Self-preservation... some people seem to think that it’s selfish to maintain a level of self-preservation (a necessary priority) during a crisis, but that’s furthest from the truth. Going a full day without eating real food, not giving full attention to hygiene, not taking the time to get grounded and quiet the mind, neglecting simple moments of pleasure all add to the experience of crisis – we must rejuvenate! In May, I managed to injure my back, this forced me to really take care of myself in a way that had been lacking. Of course, this wasn’t my perspective initially. What crossed my mind were all the things that would fall to the wayside because of the injury – work, gym and fitness, and anything that required me to sit up for longer periods of time. But, a mind much wiser than mine gave me a reality check about the downtime – in short, injuries are going to happen (it was workout related), focus on healing. And that’s just what was done. The injury forced me to slow down drastically and take a more leisurely approach to each day as to avoid aggravating the injury. Admittedly, it was really nice to slow down, sleep in, and redirect some of my energy into caring for myself. Continuing to press when the mind and the body are screaming for rest and some simple joys can prove to be detrimental. A person can only go so long before experiencing the consequences of denial. Life has a very odd way of reminding us of this. It’s become a personal goal for me each day to get enough rest each day and laugh or smile about something. This has made all the difference in facing the challenges currently on my plate and my attitude towards them.

These concepts work synergistically and not as separate units; but if one had to be chosen to say this was an absolute foundation or starting point, for me it would be obedience because it leads the other two areas, all of which help me to stay in my slave lane.

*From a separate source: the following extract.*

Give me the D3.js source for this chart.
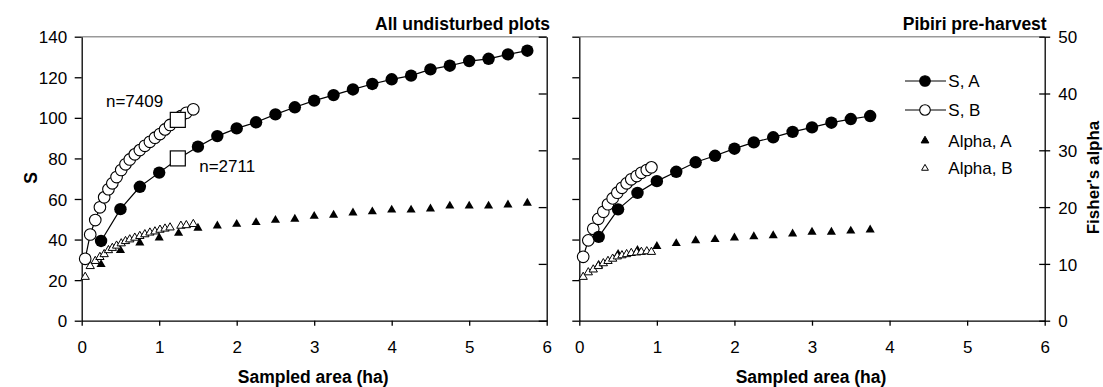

Here’s a short list of some daily practical applications for me:

  • Changing my workout routine and schedule to include at least 2 rest days
  • Leaving for work 15 minutes early to take the scenic route
  • Creating personal fitness challenges (a necessary priority)
  • Journaling to express and reflect on my feelings and thought process
  • Doing what’s possible to resolve the crisis and recognizing and accepting my limitations

These are just a few specific points that have helped me not only maintain the slave mindset in the midst of challenges and crisis but also navigate the ups and downs of the past several months while still growing. They’ve proven to be effective and invaluable in my walk, and hopefully, they will be just as effective for you.